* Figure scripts

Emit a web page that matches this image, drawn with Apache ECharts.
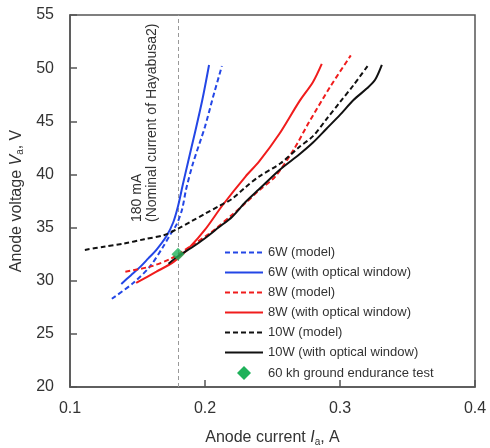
<!DOCTYPE html>
<html>
<head>
<meta charset="utf-8">
<script src="https://cdn.jsdelivr.net/npm/echarts@6/dist/echarts.min.js"></script>
<style>
  html, body { margin: 0; padding: 0; background: #fff; }
  #chart { width: 490px; height: 448px; }
</style>
</head>
<body>
<div id="chart"></div>
<script>
// anode current (A) / anode voltage (V)
const w6ModelI = [0.131, 0.147, 0.159, 0.169, 0.175, 0.179, 0.183, 0.186, 0.191, 0.2, 0.206, 0.2125];
const w6ModelV = [28.3, 29.8, 31.3, 33.2, 34.5, 35.3, 36.7, 38.6, 41.0, 44.5, 47.3, 50.2];
const w6WinI = [0.138, 0.145, 0.152, 0.158, 0.164, 0.1715, 0.1765, 0.18, 0.1835, 0.1875, 0.1925, 0.198, 0.203];
const w6WinV = [29.7, 30.5, 31.3, 32.1, 32.9, 34.2, 35.5, 37.0, 39.0, 41.2, 43.9, 47.0, 50.3];
const w8ModelI = [0.141, 0.16, 0.175, 0.19, 0.204, 0.221, 0.23, 0.24, 0.252, 0.266, 0.277, 0.293, 0.308];
const w8ModelV = [30.85, 31.35, 32.1, 33.3, 34.5, 36.3, 37.3, 38.5, 39.8, 42.4, 44.9, 48.3, 51.2];
const w8WinI = [0.149, 0.164, 0.177, 0.189, 0.2, 0.213, 0.23, 0.24, 0.255, 0.27, 0.28, 0.2865];
const w8WinV = [29.8, 30.85, 31.8, 33.2, 34.8, 37.1, 39.8, 41.2, 43.8, 46.9, 48.7, 50.4];
const w10ModelI = [0.111, 0.125, 0.14, 0.155, 0.17, 0.18, 0.19, 0.2, 0.21, 0.22, 0.23, 0.24, 0.256, 0.27, 0.28, 0.29, 0.3, 0.31, 0.321];
const w10ModelV = [32.9, 33.2, 33.5, 33.9, 34.3, 34.9, 35.6, 36.3, 37.0, 37.7, 38.8, 39.8, 41.05, 42.6, 43.6, 45.2, 46.8, 48.4, 50.3];
const w10WinI = [0.173, 0.18, 0.19, 0.2, 0.21, 0.22, 0.23, 0.24, 0.255, 0.27, 0.28, 0.29, 0.3, 0.31, 0.32, 0.326, 0.331];
const w10WinV = [31.6, 32.3, 33.1, 34.0, 35.0, 36.0, 37.4, 38.6, 40.4, 41.9, 43.0, 44.3, 45.6, 47.0, 48.1, 48.9, 50.3];
const enduranceI = [0.18];
const enduranceV = [32.5];
const nominalCurrent = 0.18;

const xTicks = [0.1, 0.2, 0.3, 0.4];
const yTicks = [20, 25, 30, 35, 40, 45, 50, 55];

const zip = (a, b) => a.map((v, i) => [v, b[i]]);
const font = "'Liberation Sans', Arial, sans-serif";

const curve = (name, xs, ys, color, dashed) => ({
  name,
  type: 'line',
  data: zip(xs, ys),
  smooth: 0.3,
  symbol: 'none',
  lineStyle: { color, width: 2, type: dashed ? [5, 3] : 'solid' },
  itemStyle: { color },
  z: 3
});

const axisName = (txt, sym, unit) => ({
  text: '{n|' + txt + ' }{i|' + sym + '}{s|a}{n|, ' + unit + '}',
  rich: {
    n: { fontSize: 16, color: '#333', fontFamily: font },
    i: { fontSize: 16, color: '#333', fontStyle: 'italic', fontFamily: font },
    s: { fontSize: 10, color: '#333', fontFamily: font, verticalAlign: 'bottom', padding: [8, 0, 0, 0] }
  }
});
const xName = axisName('Anode current', 'I', 'A');
const yName = axisName('Anode voltage', 'V', 'V');

const chart = echarts.init(document.getElementById('chart'));
chart.setOption({
  animation: false,
  textStyle: { fontFamily: font },
  grid: {
    left: 70, right: 15, top: 15, bottom: 61,
    outerBoundsMode: 'none',
    containLabel: false,
    show: true, borderColor: '#555', borderWidth: 1.5, backgroundColor: 'transparent'
  },
  legend: {
    orient: 'vertical',
    left: 219,
    top: 241,
    itemWidth: 38,
    itemHeight: 14,
    itemGap: 7,
    itemStyle: { opacity: 0 },
    textStyle: { fontFamily: font, fontSize: 13, color: '#333' },
    data: ['6W (model)', '6W (with optical window)', '8W (model)', '8W (with optical window)',
      '10W (model)', '10W (with optical window)',
      { name: '60 kh ground endurance test', icon: 'path://M5,0L10,5L5,10L0,5Z', itemStyle: { opacity: 1 } }]
  },
  xAxis: {
    type: 'value',
    min: xTicks[0],
    max: xTicks[xTicks.length - 1],
    interval: 0.1,
    name: xName.text,
    nameLocation: 'middle',
    nameGap: 42,
    nameTextStyle: { rich: xName.rich },
    axisLine: { lineStyle: { color: '#555', width: 1.5 } },
    axisTick: { inside: true, length: 7, lineStyle: { color: '#555', width: 1.5 } },
    axisLabel: { fontSize: 16, color: '#333', margin: 14, formatter: v => v.toFixed(1) },
    splitLine: { show: false }
  },
  yAxis: {
    type: 'value',
    min: yTicks[0],
    max: yTicks[yTicks.length - 1],
    interval: 5,
    name: yName.text,
    nameLocation: 'middle',
    nameGap: 44,
    nameTextStyle: { rich: yName.rich },
    axisLine: { show: true, lineStyle: { color: '#555', width: 1.5 } },
    axisTick: { show: true, inside: true, length: 7, lineStyle: { color: '#555', width: 1.5 } },
    axisLabel: { fontSize: 16, color: '#333', margin: 16 },
    splitLine: { show: false }
  },
  graphic: [{
    type: 'text',
    x: 160,
    y: 222,
    rotation: Math.PI / 2,
    style: {
      text: '180 mA\n(Nominal current of Hayabusa2)',
      font: '14px ' + font,
      fill: '#333',
      textAlign: 'left',
      textVerticalAlign: 'bottom',
      lineHeight: 15
    }
  }],
  series: [
    curve('6W (model)', w6ModelI, w6ModelV, '#2346e6', true),
    curve('6W (with optical window)', w6WinI, w6WinV, '#2346e6', false),
    curve('8W (model)', w8ModelI, w8ModelV, '#f01c1c', true),
    curve('8W (with optical window)', w8WinI, w8WinV, '#f01c1c', false),
    curve('10W (model)', w10ModelI, w10ModelV, '#111', true),
    curve('10W (with optical window)', w10WinI, w10WinV, '#111', false),
    {
      name: '60 kh ground endurance test',
      type: 'scatter',
      data: zip(enduranceI, enduranceV),
      symbol: 'diamond',
      symbolSize: 13,
      itemStyle: { color: '#1fb15a' },
      z: 5,
      markLine: {
        silent: true,
        symbol: 'none',
        label: { show: false },
        lineStyle: { color: '#999', width: 1, type: [4, 3] },
        data: [{ xAxis: nominalCurrent }],
        z: 1
      }
    }
  ]
});
</script>
</body>
</html>
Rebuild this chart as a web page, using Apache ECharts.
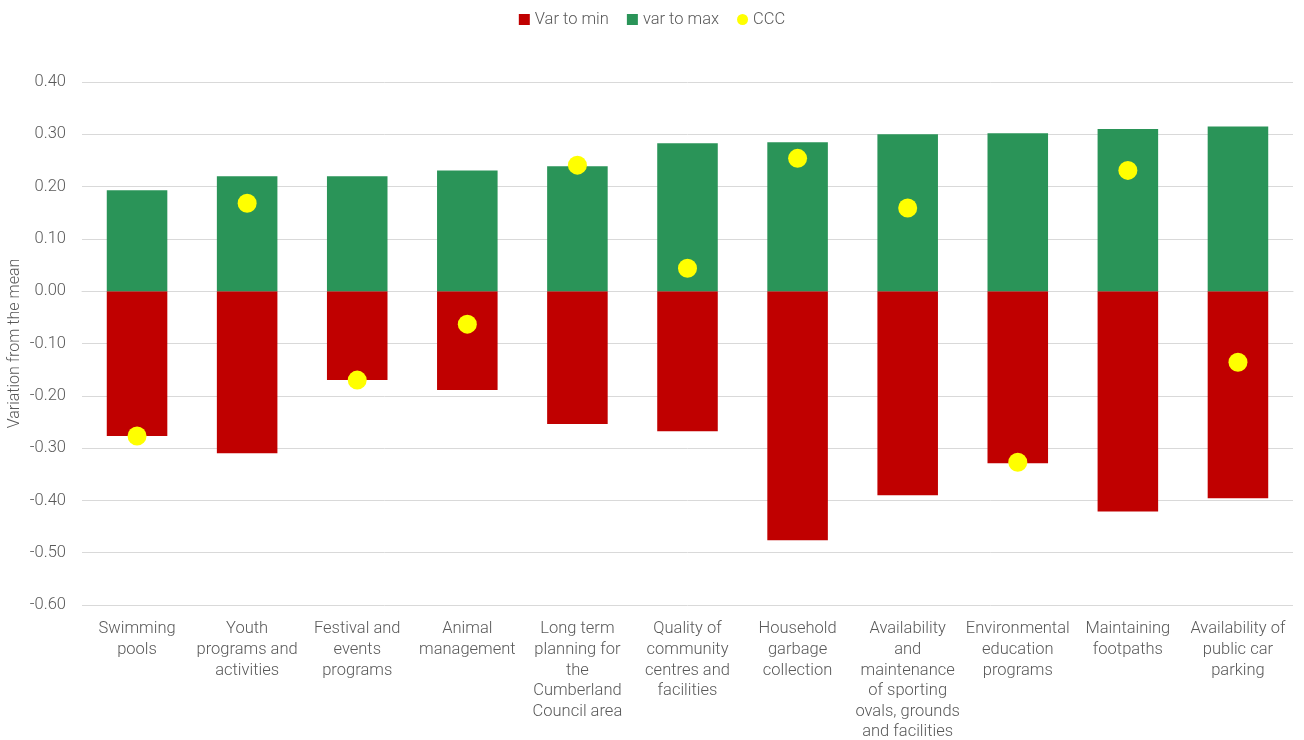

* The problem
Reproduce the entries above word for word. Pictures stay out.

* Complete response
Emit a web page that matches this image, drawn with Apache ECharts.
<!DOCTYPE html>
<html>
<head>
<meta charset="utf-8">
<script src="https://cdn.jsdelivr.net/npm/echarts@6/dist/echarts.min.js"></script>
<style>
  html, body { margin: 0; padding: 0; background: #fff; }
  #chart { width: 490px; height: 448px; }
</style>
</head>
<body>
<div id="chart"></div>
<script>
// anode current (A) / anode voltage (V)
const w6ModelI = [0.131, 0.147, 0.159, 0.169, 0.175, 0.179, 0.183, 0.186, 0.191, 0.2, 0.206, 0.2125];
const w6ModelV = [28.3, 29.8, 31.3, 33.2, 34.5, 35.3, 36.7, 38.6, 41.0, 44.5, 47.3, 50.2];
const w6WinI = [0.138, 0.145, 0.152, 0.158, 0.164, 0.1715, 0.1765, 0.18, 0.1835, 0.1875, 0.1925, 0.198, 0.203];
const w6WinV = [29.7, 30.5, 31.3, 32.1, 32.9, 34.2, 35.5, 37.0, 39.0, 41.2, 43.9, 47.0, 50.3];
const w8ModelI = [0.141, 0.16, 0.175, 0.19, 0.204, 0.221, 0.23, 0.24, 0.252, 0.266, 0.277, 0.293, 0.308];
const w8ModelV = [30.85, 31.35, 32.1, 33.3, 34.5, 36.3, 37.3, 38.5, 39.8, 42.4, 44.9, 48.3, 51.2];
const w8WinI = [0.149, 0.164, 0.177, 0.189, 0.2, 0.213, 0.23, 0.24, 0.255, 0.27, 0.28, 0.2865];
const w8WinV = [29.8, 30.85, 31.8, 33.2, 34.8, 37.1, 39.8, 41.2, 43.8, 46.9, 48.7, 50.4];
const w10ModelI = [0.111, 0.125, 0.14, 0.155, 0.17, 0.18, 0.19, 0.2, 0.21, 0.22, 0.23, 0.24, 0.256, 0.27, 0.28, 0.29, 0.3, 0.31, 0.321];
const w10ModelV = [32.9, 33.2, 33.5, 33.9, 34.3, 34.9, 35.6, 36.3, 37.0, 37.7, 38.8, 39.8, 41.05, 42.6, 43.6, 45.2, 46.8, 48.4, 50.3];
const w10WinI = [0.173, 0.18, 0.19, 0.2, 0.21, 0.22, 0.23, 0.24, 0.255, 0.27, 0.28, 0.29, 0.3, 0.31, 0.32, 0.326, 0.331];
const w10WinV = [31.6, 32.3, 33.1, 34.0, 35.0, 36.0, 37.4, 38.6, 40.4, 41.9, 43.0, 44.3, 45.6, 47.0, 48.1, 48.9, 50.3];
const enduranceI = [0.18];
const enduranceV = [32.5];
const nominalCurrent = 0.18;

const xTicks = [0.1, 0.2, 0.3, 0.4];
const yTicks = [20, 25, 30, 35, 40, 45, 50, 55];

const zip = (a, b) => a.map((v, i) => [v, b[i]]);
const font = "'Liberation Sans', Arial, sans-serif";

const curve = (name, xs, ys, color, dashed) => ({
  name,
  type: 'line',
  data: zip(xs, ys),
  smooth: 0.3,
  symbol: 'none',
  lineStyle: { color, width: 2, type: dashed ? [5, 3] : 'solid' },
  itemStyle: { color },
  z: 3
});

const axisName = (txt, sym, unit) => ({
  text: '{n|' + txt + ' }{i|' + sym + '}{s|a}{n|, ' + unit + '}',
  rich: {
    n: { fontSize: 16, color: '#333', fontFamily: font },
    i: { fontSize: 16, color: '#333', fontStyle: 'italic', fontFamily: font },
    s: { fontSize: 10, color: '#333', fontFamily: font, verticalAlign: 'bottom', padding: [8, 0, 0, 0] }
  }
});
const xName = axisName('Anode current', 'I', 'A');
const yName = axisName('Anode voltage', 'V', 'V');

const chart = echarts.init(document.getElementById('chart'));
chart.setOption({
  animation: false,
  textStyle: { fontFamily: font },
  grid: {
    left: 70, right: 15, top: 15, bottom: 61,
    outerBoundsMode: 'none',
    containLabel: false,
    show: true, borderColor: '#555', borderWidth: 1.5, backgroundColor: 'transparent'
  },
  legend: {
    orient: 'vertical',
    left: 219,
    top: 241,
    itemWidth: 38,
    itemHeight: 14,
    itemGap: 7,
    itemStyle: { opacity: 0 },
    textStyle: { fontFamily: font, fontSize: 13, color: '#333' },
    data: ['6W (model)', '6W (with optical window)', '8W (model)', '8W (with optical window)',
      '10W (model)', '10W (with optical window)',
      { name: '60 kh ground endurance test', icon: 'path://M5,0L10,5L5,10L0,5Z', itemStyle: { opacity: 1 } }]
  },
  xAxis: {
    type: 'value',
    min: xTicks[0],
    max: xTicks[xTicks.length - 1],
    interval: 0.1,
    name: xName.text,
    nameLocation: 'middle',
    nameGap: 42,
    nameTextStyle: { rich: xName.rich },
    axisLine: { lineStyle: { color: '#555', width: 1.5 } },
    axisTick: { inside: true, length: 7, lineStyle: { color: '#555', width: 1.5 } },
    axisLabel: { fontSize: 16, color: '#333', margin: 14, formatter: v => v.toFixed(1) },
    splitLine: { show: false }
  },
  yAxis: {
    type: 'value',
    min: yTicks[0],
    max: yTicks[yTicks.length - 1],
    interval: 5,
    name: yName.text,
    nameLocation: 'middle',
    nameGap: 44,
    nameTextStyle: { rich: yName.rich },
    axisLine: { show: true, lineStyle: { color: '#555', width: 1.5 } },
    axisTick: { show: true, inside: true, length: 7, lineStyle: { color: '#555', width: 1.5 } },
    axisLabel: { fontSize: 16, color: '#333', margin: 16 },
    splitLine: { show: false }
  },
  graphic: [{
    type: 'text',
    x: 160,
    y: 222,
    rotation: Math.PI / 2,
    style: {
      text: '180 mA\n(Nominal current of Hayabusa2)',
      font: '14px ' + font,
      fill: '#333',
      textAlign: 'left',
      textVerticalAlign: 'bottom',
      lineHeight: 15
    }
  }],
  series: [
    curve('6W (model)', w6ModelI, w6ModelV, '#2346e6', true),
    curve('6W (with optical window)', w6WinI, w6WinV, '#2346e6', false),
    curve('8W (model)', w8ModelI, w8ModelV, '#f01c1c', true),
    curve('8W (with optical window)', w8WinI, w8WinV, '#f01c1c', false),
    curve('10W (model)', w10ModelI, w10ModelV, '#111', true),
    curve('10W (with optical window)', w10WinI, w10WinV, '#111', false),
    {
      name: '60 kh ground endurance test',
      type: 'scatter',
      data: zip(enduranceI, enduranceV),
      symbol: 'diamond',
      symbolSize: 13,
      itemStyle: { color: '#1fb15a' },
      z: 5,
      markLine: {
        silent: true,
        symbol: 'none',
        label: { show: false },
        lineStyle: { color: '#999', width: 1, type: [4, 3] },
        data: [{ xAxis: nominalCurrent }],
        z: 1
      }
    }
  ]
});
</script>
</body>
</html>
Rebuild this chart as a web page, using Apache ECharts.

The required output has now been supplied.